═══ Given data

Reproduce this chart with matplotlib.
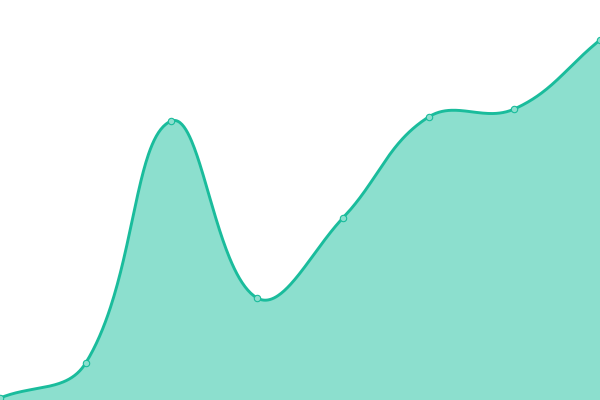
import numpy as np
import matplotlib
matplotlib.use("Agg")
import matplotlib.pyplot as plt

# Series values (height above the bottom edge, chart units)
x_vals = [0, 1, 2, 3, 4, 5, 6, 7]
y_vals = [2, 37, 279, 102, 182, 283, 291, 360]

LINE = "#1abc9c"
FILL = "#8cdfce"

W, H = 600, 400
X_MAX, Y_MAX = 7, 400


def spline(xs, ys, tension=0.4, n=80):
    """Smooth path through the points, tangents scaled by segment lengths.
    Worked out in pixel space so the curve bends like the reference."""
    sx_scale = W / X_MAX
    sy_scale = H / Y_MAX
    pts = np.column_stack([np.asarray(xs, float) * sx_scale,
                           np.asarray(ys, float) * sy_scale])
    m = len(pts)
    cp_prev = np.zeros_like(pts)
    cp_next = np.zeros_like(pts)
    for i in range(m):
        prev = pts[max(i - 1, 0)]
        cur = pts[i]
        nxt = pts[min(i + 1, m - 1)]
        d01 = np.hypot(*(cur - prev))
        d12 = np.hypot(*(nxt - cur))
        tot = d01 + d12
        s01 = d01 / tot if tot else 0
        s12 = d12 / tot if tot else 0
        cp_prev[i] = cur - tension * s01 * (nxt - prev)
        cp_next[i] = cur + tension * s12 * (nxt - prev)
    t = np.linspace(0, 1, n)[:, None]
    out = []
    for i in range(m - 1):
        p0, c1, c2, p1 = pts[i], cp_next[i], cp_prev[i + 1], pts[i + 1]
        seg = ((1 - t) ** 3 * p0 + 3 * (1 - t) ** 2 * t * c1
               + 3 * (1 - t) * t ** 2 * c2 + t ** 3 * p1)
        out.append(seg)
    out = np.vstack(out)
    return out[:, 0] / sx_scale, out[:, 1] / sy_scale


sx, sy = spline(x_vals, y_vals)

fig = plt.figure(figsize=(6, 4), dpi=100)
ax = fig.add_axes([0, 0, 1, 1])
ax.fill_between(sx, sy, 0, color=FILL, linewidth=0)
ax.plot(sx, sy, color=LINE, linewidth=2.1, solid_capstyle="round")
ax.plot(x_vals, y_vals, "o", markersize=4.6, markerfacecolor=FILL,
        markeredgecolor=LINE, markeredgewidth=0.8, clip_on=False)
ax.set_xlim(0, X_MAX)
ax.set_ylim(0, Y_MAX)
ax.axis("off")
fig.savefig("out.png", dpi=100, facecolor="white")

══════

• Aim:
Write out each line again precisely as it appears, skipping every picture.

• Solution to this task:
Reproduce this chart with matplotlib.
import numpy as np
import matplotlib
matplotlib.use("Agg")
import matplotlib.pyplot as plt

# Series values (height above the bottom edge, chart units)
x_vals = [0, 1, 2, 3, 4, 5, 6, 7]
y_vals = [2, 37, 279, 102, 182, 283, 291, 360]

LINE = "#1abc9c"
FILL = "#8cdfce"

W, H = 600, 400
X_MAX, Y_MAX = 7, 400


def spline(xs, ys, tension=0.4, n=80):
    """Smooth path through the points, tangents scaled by segment lengths.
    Worked out in pixel space so the curve bends like the reference."""
    sx_scale = W / X_MAX
    sy_scale = H / Y_MAX
    pts = np.column_stack([np.asarray(xs, float) * sx_scale,
                           np.asarray(ys, float) * sy_scale])
    m = len(pts)
    cp_prev = np.zeros_like(pts)
    cp_next = np.zeros_like(pts)
    for i in range(m):
        prev = pts[max(i - 1, 0)]
        cur = pts[i]
        nxt = pts[min(i + 1, m - 1)]
        d01 = np.hypot(*(cur - prev))
        d12 = np.hypot(*(nxt - cur))
        tot = d01 + d12
        s01 = d01 / tot if tot else 0
        s12 = d12 / tot if tot else 0
        cp_prev[i] = cur - tension * s01 * (nxt - prev)
        cp_next[i] = cur + tension * s12 * (nxt - prev)
    t = np.linspace(0, 1, n)[:, None]
    out = []
    for i in range(m - 1):
        p0, c1, c2, p1 = pts[i], cp_next[i], cp_prev[i + 1], pts[i + 1]
        seg = ((1 - t) ** 3 * p0 + 3 * (1 - t) ** 2 * t * c1
               + 3 * (1 - t) * t ** 2 * c2 + t ** 3 * p1)
        out.append(seg)
    out = np.vstack(out)
    return out[:, 0] / sx_scale, out[:, 1] / sy_scale


sx, sy = spline(x_vals, y_vals)

fig = plt.figure(figsize=(6, 4), dpi=100)
ax = fig.add_axes([0, 0, 1, 1])
ax.fill_between(sx, sy, 0, color=FILL, linewidth=0)
ax.plot(sx, sy, color=LINE, linewidth=2.1, solid_capstyle="round")
ax.plot(x_vals, y_vals, "o", markersize=4.6, markerfacecolor=FILL,
        markeredgecolor=LINE, markeredgewidth=0.8, clip_on=False)
ax.set_xlim(0, X_MAX)
ax.set_ylim(0, Y_MAX)
ax.axis("off")
fig.savefig("out.png", dpi=100, facecolor="white")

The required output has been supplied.